El resultado directo fue la división del reino quedando, por un lado, la tribu de Judá regida por Roboam y, por otro, las diez tribus que formaron el reino de Israel gobernado por Jeroboam (c. 12).
Quizá la fractura hubiera podido soldarse, pero Jeroboam no dudó en edificar un templo rival al de Jerusalén y la división se convirtió en irreparable. De manera bien significativa, frente al despotismo regio –ni uno solo de los reyes de Israel fue bueno y en el reino de Judá, lo fueron bien pocos– se alzó la figura del profeta.
Todavía no se trataba de los profetas que escribían, pero como antaño Samuel o Natán, desempeñaban la misma misión. Su visión no era ni la de los hombres, ni la de los reyes, ni mucho menos la de las autoridades religiosas, generalmente tan proclives a irse a la cama con el poder político.
Su visión era la de Dios. Precisamente por ello, se enfrentaban con los poderosos, acicateaban al pueblo llano en su desidia e ignorancia y, sobre todo, advertían del futuro que se iba a venir encima.
La segunda parte de este libro se centra en uno de esos personajes, Elías, que comenzó su carrera anunciando una crisis económica terrible relacionada con la sequía, una desgracia a la sazón peor de lo que significaría ahora la quiebra de los bancos.
Elías se enfrentó con la codicia de los poderosos, la hipocresía de los gobernantes, la duda del pueblo llano y la idolatría de los sacerdotes.
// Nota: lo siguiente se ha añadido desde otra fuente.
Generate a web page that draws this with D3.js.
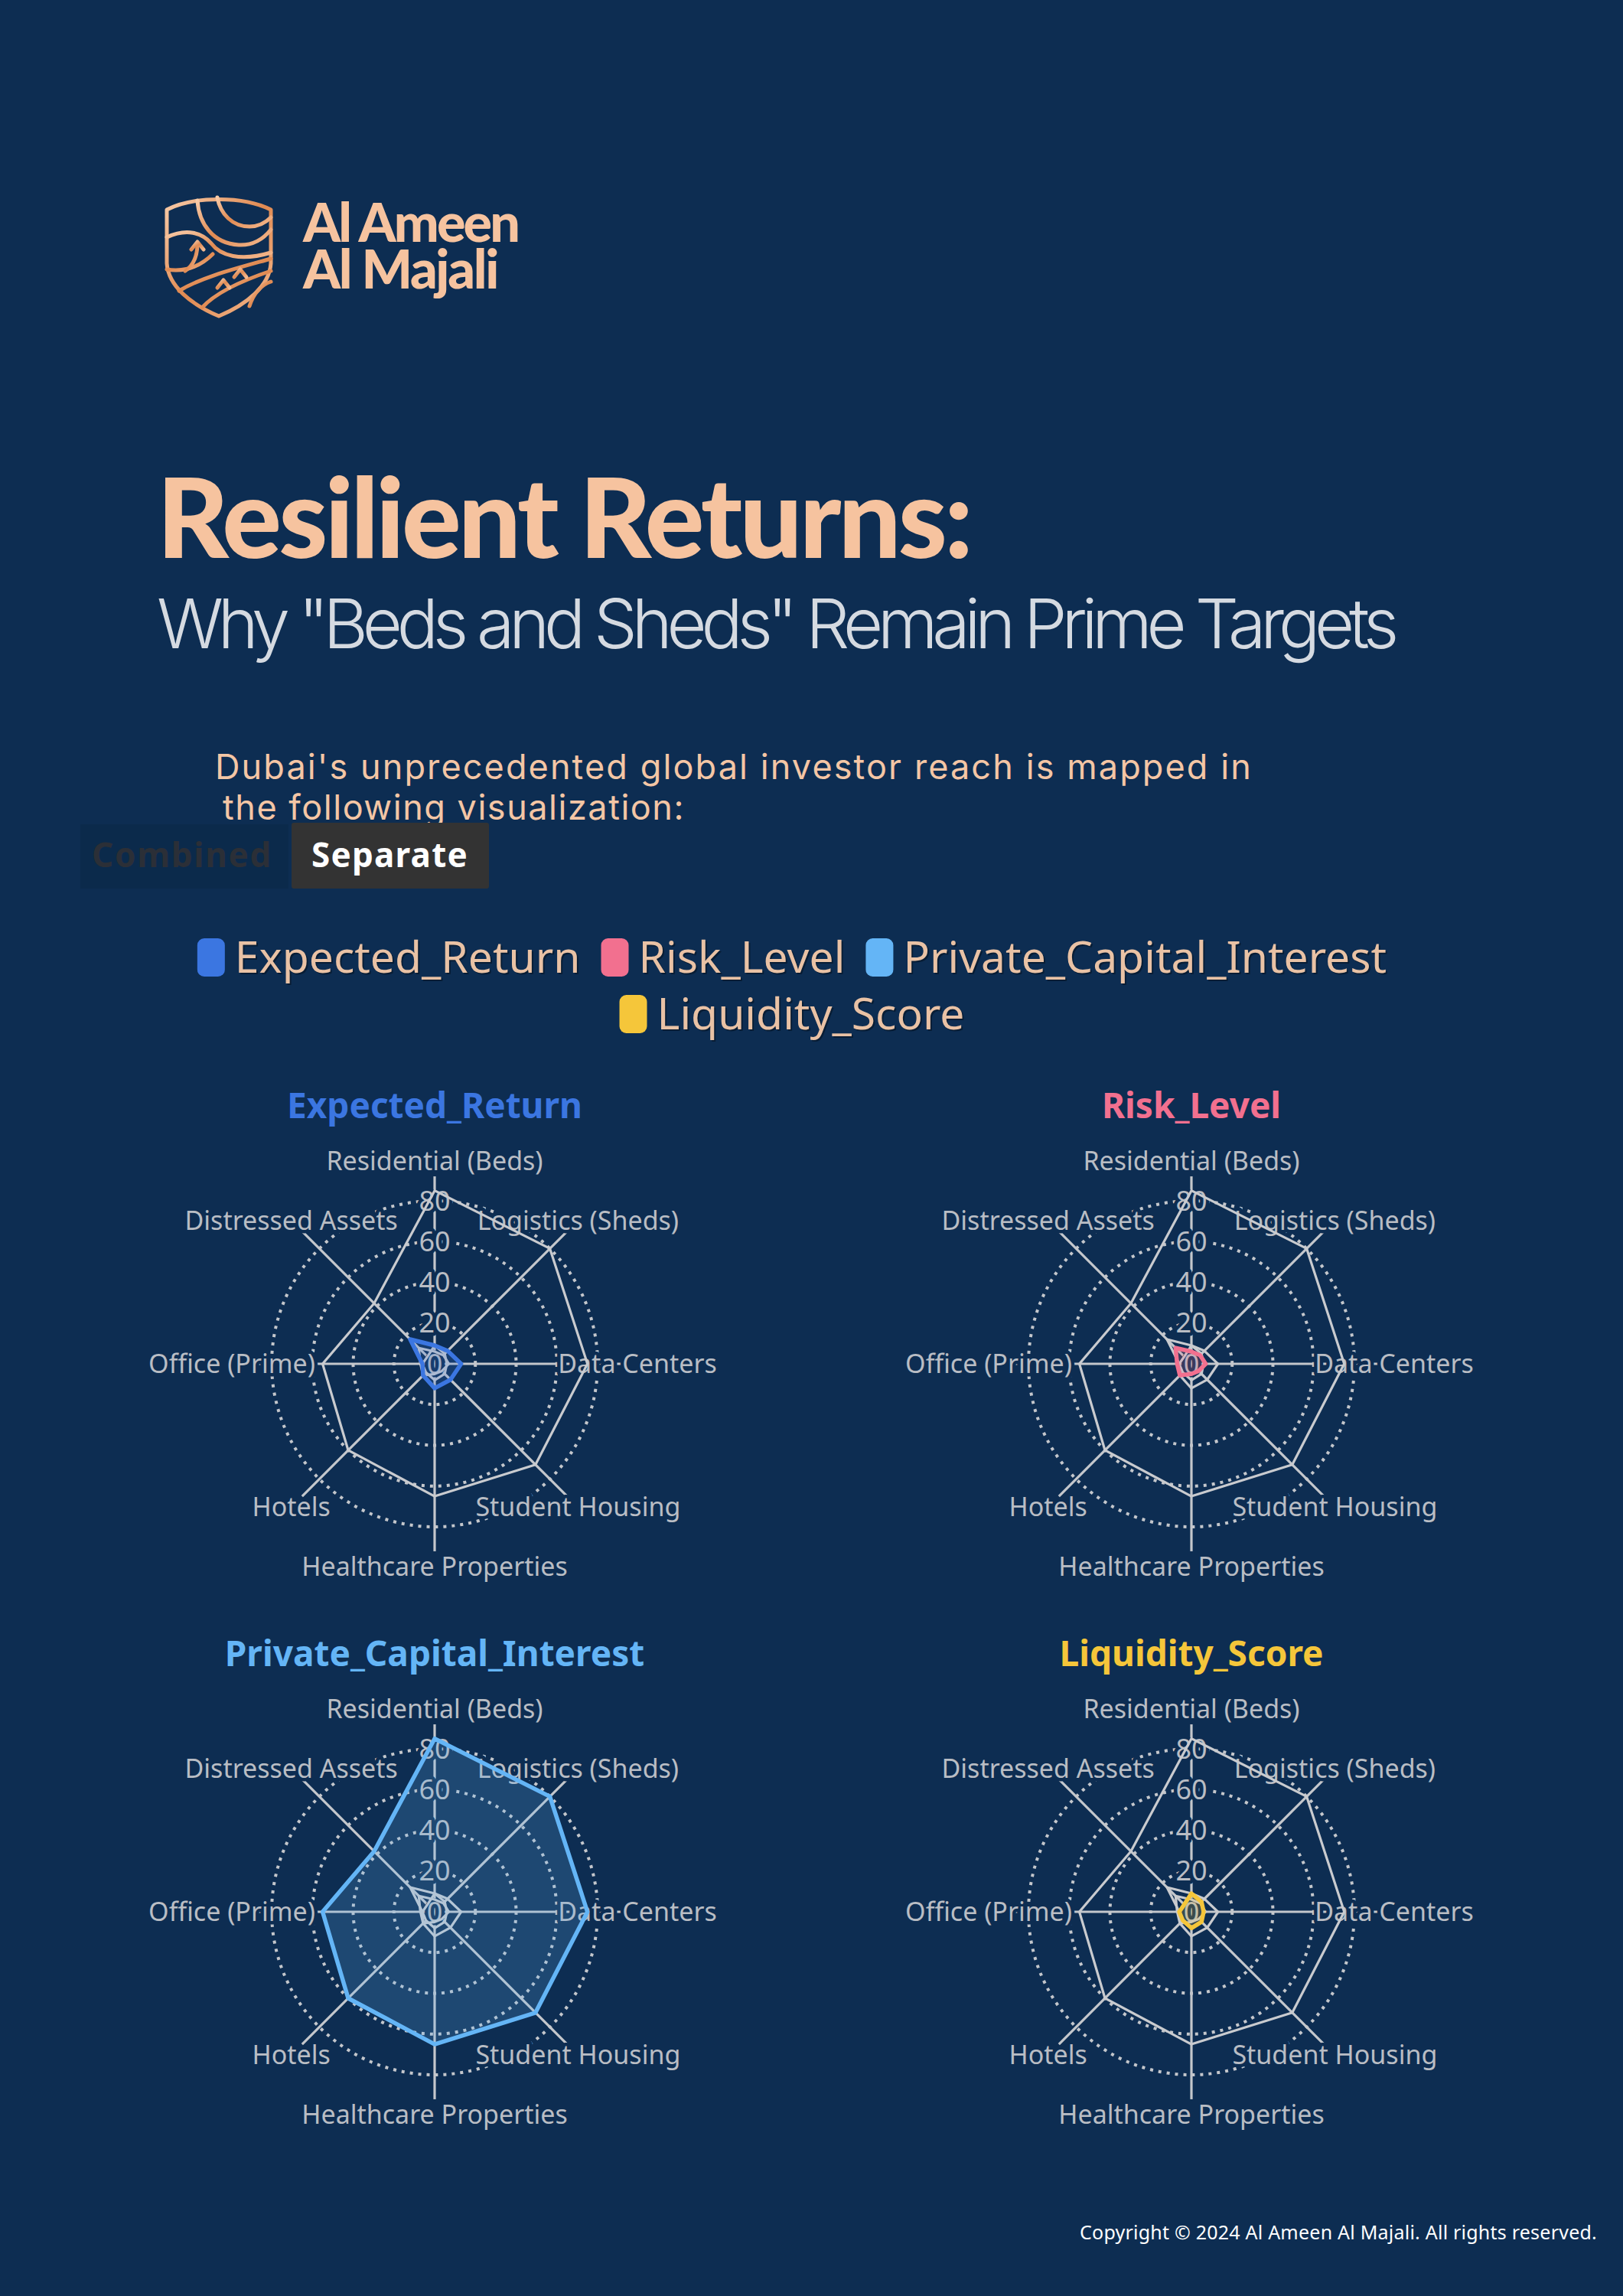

La controversia relativa a si sólo el Dios único puede ser objeto de culto o es lícito también rendir culto a otros seres arranca de un estadio histórico muy anterior a la aparición del cristianismo.
Elías, como antes Moisés, dejó de manifiesto que sólo se podía rendir culto a Dios y a nadie más. Seguía así la enseñanza de la Torah que había prohibido taxativamente no sólo el culto a otros seres sino incluso a imágenes que pretendieran representar a cualquier ser en el cielo, en la tierra o debajo de la tierra (Éxodo 20: 1-5). Semejante conducta es la esencia del monoteísmo y cuando alguien se aparta de ella, aunque no lo sepa, está incurriendo en un gravísimo pecado de idolatría.
Por supuesto, Elías supo lo que era el peligro de perder la vida y el exilio (c. 19), pero no consiguieron acallarlo hasta el punto de que no dudó en pronunciar juicio contra gente que permitía iniquidades como la relacionada con la viña de Nabot (c. 21). El profeta sabe que puede morir y es más que consciente de sus propias debilidades, pero, a la vez, es consciente de que cuenta con el apoyo directo de Dios frente a los gobernantes, los que dicen representar al Altísimo y el pueblo que no se entera de la realidad.
Al fin y a la postre, los anuncios de Elías se cumplieron puntualmente en el rey Acab y en su esposa Jezabel (c. 22). En realidad, siempre sucede así. Los profetas pueden ser proscritos, exiliados, encarcelados e incluso asesinados, pero sus palabras de advertencia acababan realizándose y aquellos que los persiguieron reciben su más que merecido castigo. Con todo, existe una gran diferencia: el destino de la generación que los escucha es radicalmente distinto que el de la generación que hace oídos sordos a sus llamados.
Lecturas recomendadas: Salomón pide sabiduría (c. 3); Dedicación del templo (8: 12-66); la reina de Sabá visita a Salomón (c. 10); Salomón descarriado (c. 11); la división del reino (c. 12); el inicio de la carrera de Elías (c. 17-19); Acab y la viña de Nabot (c. 21); el final de Acab y Jezabel (c. 22).